Если искусство решило удивлять, вместо того чтобы открывать и потрясать или смешить, то и мне до него дела нет. Но какая же сила заставила меня отдать ему целый месяц, коих у меня так ли уж много и осталось? Я-то думал, в культуре хозяев нет — ан есть! Какие-то неизвестные мне господа по неизвестным мне мотивам поставили на писателе товарный знак Нобеля, и я отдал ему месяц духовной жизни, который мог бы посвятить пусть не такому циркачу, но все-таки писателю, которому до меня есть дело!

Это скольким же душевным связям монополистический нобелевский бренд помешал завязаться между нашими читателями и писателями, кому приходится искать любовь друг друга в полной темноте, где человеческий голос заглушается пустозвонством рекламы и фанфарами дутой вечности. Ведь зачарованный ею я не остановился, но продолжал тратить остатки свободы на одного нобелиата за другим.

Я купил и прочел «Снег» Орхана Памука, где искусство и не ночевало, хотя, будь это очерк о борьбе исламизма со светским государством, то было бы даже и актуально: «По отдельности беднякам, может быть, и сочувствуют, но когда бедна целая нация, весь мир первым делом думает, что это нация глупая, безголовая, ленивая, грязная и неумелая. Вместо того чтобы посочувствовать им, мир смеется. Их культура, их традиции и обычаи кажутся ему смешными». Но лирика!..

«Наслаждаясь тем, что они держат друг друга в объятиях, они с большим желанием поцеловались и упали на кровать рядом друг с другом.
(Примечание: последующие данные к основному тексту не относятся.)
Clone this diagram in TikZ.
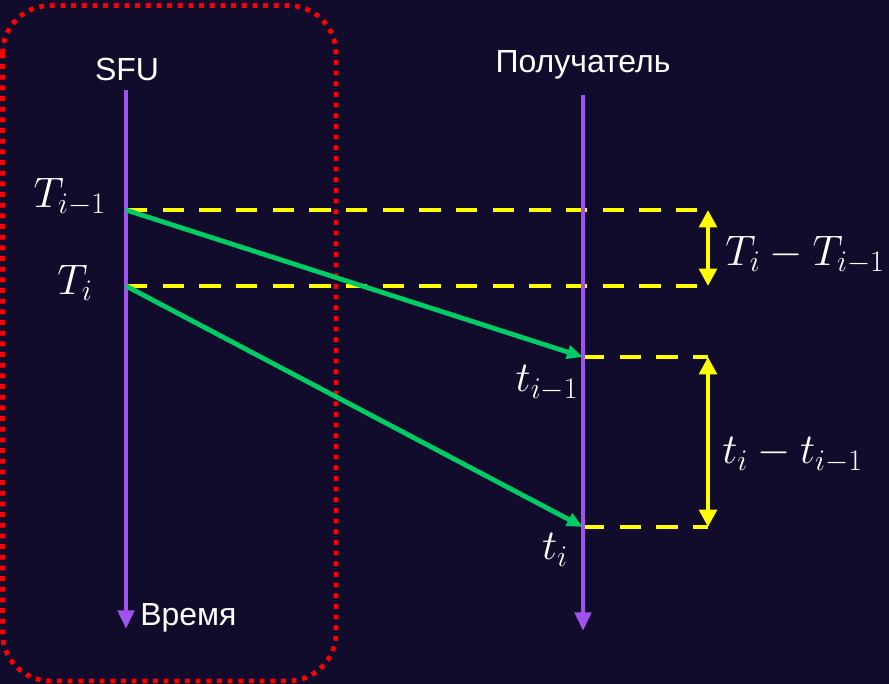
\documentclass[tikz,border=0pt]{standalone}
\usepackage{fix-cm}
\usepackage{fontspec}
\setmainfont{Liberation Sans}
\usetikzlibrary{arrows.meta}
\definecolor{bg}{HTML}{110C2B}
\definecolor{lilac}{HTML}{A052F0}
\definecolor{grn}{HTML}{00CC66}
\definecolor{yel}{HTML}{FFFF00}
\definecolor{redd}{HTML}{FF0000}
\begin{document}
\begin{tikzpicture}[x=0.75pt,y=-0.75pt,
  timeline/.style={draw=lilac,line width=3.6pt,-{Triangle[length=14pt,width=12pt]}},
  msg/.style={draw=grn,line width=3.6pt,-{Triangle[length=12pt,width=10pt]}},
  guide/.style={draw=yel,line width=3.6pt,dash pattern=on 16pt off 11.5pt},
  span/.style={draw=yel,line width=3.6pt,{Triangle[length=13pt,width=13pt]}-{Triangle[length=13pt,width=13pt]}},
  lbl/.style={text=white,font=\fontsize{24}{29}\selectfont,inner sep=0pt},
  mlbl/.style={text=white,font=\fontsize{32}{38}\selectfont,inner sep=0pt}]
\fill[bg] (0,0) rectangle (889,684);
\useasboundingbox (0,0) rectangle (889,684);
\draw[redd,line width=3.6pt,dash pattern=on 3.6pt off 4.4pt,rounded corners=36pt] (2.5,5.5) rectangle (336,681);
% coordinates
\coordinate (s0) at (126,90);
\coordinate (s1) at (126,629);
\coordinate (r0) at (583,95);
\coordinate (r1) at (583,631);
\coordinate (sA) at (126,210);
\coordinate (sB) at (126,286);
\coordinate (rA) at (583,357);
\coordinate (rB) at (583,527);
\coordinate (eA) at (708,210);
\coordinate (eB) at (708,286);
\coordinate (fA) at (708,357);
\coordinate (fB) at (708,527);
% guides
\draw[guide] (sA) -- (eA);
\draw[guide] (sB) -- (eB);
\draw[guide] (rA) -- (fA);
\draw[guide] (rB) -- (fB);
% timelines
\draw[timeline] (s0) -- (s1);
\draw[timeline] (r0) -- (r1);
% messages
\draw[msg] (sA) -- (rA);
\draw[msg] (sB) -- (rB);
% spans
\draw[span] (eA) -- (eB);
\draw[span] (fA) -- (fB);
% labels
\node[lbl] (sfu) at (127,69) {SFU};
\node[lbl] (rcv) at (583,65) {Получатель};
\node[lbl,anchor=west] (time) at (140,618) {Время};
\node[mlbl,anchor=east] (TA) at (106,197) {$T_{i-1}$};
\node[mlbl] (TB) at (75,283) {$T_i$};
\node[mlbl] (tA) at (547,383) {$t_{i-1}$};
\node[mlbl] (tB) at (555,550) {$t_i$};
\node[mlbl,anchor=west] (dT) at (725,255) {$T_i - T_{i-1}$};
\node[mlbl,anchor=west] (dt) at (722,455) {$t_i - t_{i-1}$};
\end{tikzpicture}
\end{document}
За этот короткий миг Ка почувствовал такое потрясающее желание, что в противоположность пессимизму, только что владевшему им, он с оптимизмом и желанием, не ведающим границ, представил, как они снимут одежду и будут любить друг друга». «Он сразу же изо всех сил обнял ее; и, засунув голову между ее шеей и волосами, стоял так не шевелясь». «После этого они с огромной силой сблизились друг с другом, и остальной мир остался где-то далеко». Это уже похоже на издевку.

Допустим, виноват переводчик, переводы Солженицына на английский тоже были чудовищны: вместо «не подпишешь — бушлат деревянный» лепили «если бы он не подписал, его бы расстреляли». Но и это, опять-таки, говорит о том, что и Солженицын получил премию за «нужность». Так вот, если бы на «Снеге» не стояло нобелевское клеймо, разве стал бы я его покупать? И дожевывать до конца?

«Пианистка» Елинек открыла мне, что истерика тоже может быть занудной, и все-таки нобелевский гипноз заставил меня и ее домусолить до финала. А «Золотую рыбку» Леклезио я бы даже расхвалил, если бы ее кто-то прислал из Оренбурга, но с точки зрения вечности ее не разглядеть.

Впрочем, я всего лишь немолодой человек с научно-техническим образованием и никому ничего не собираюсь навязывать. Но пусть не навязывают и мне. Пусть дутыми нобелевскими фанфарами не заглушают голоса тех, с кем мы могли бы полюбить друг друга.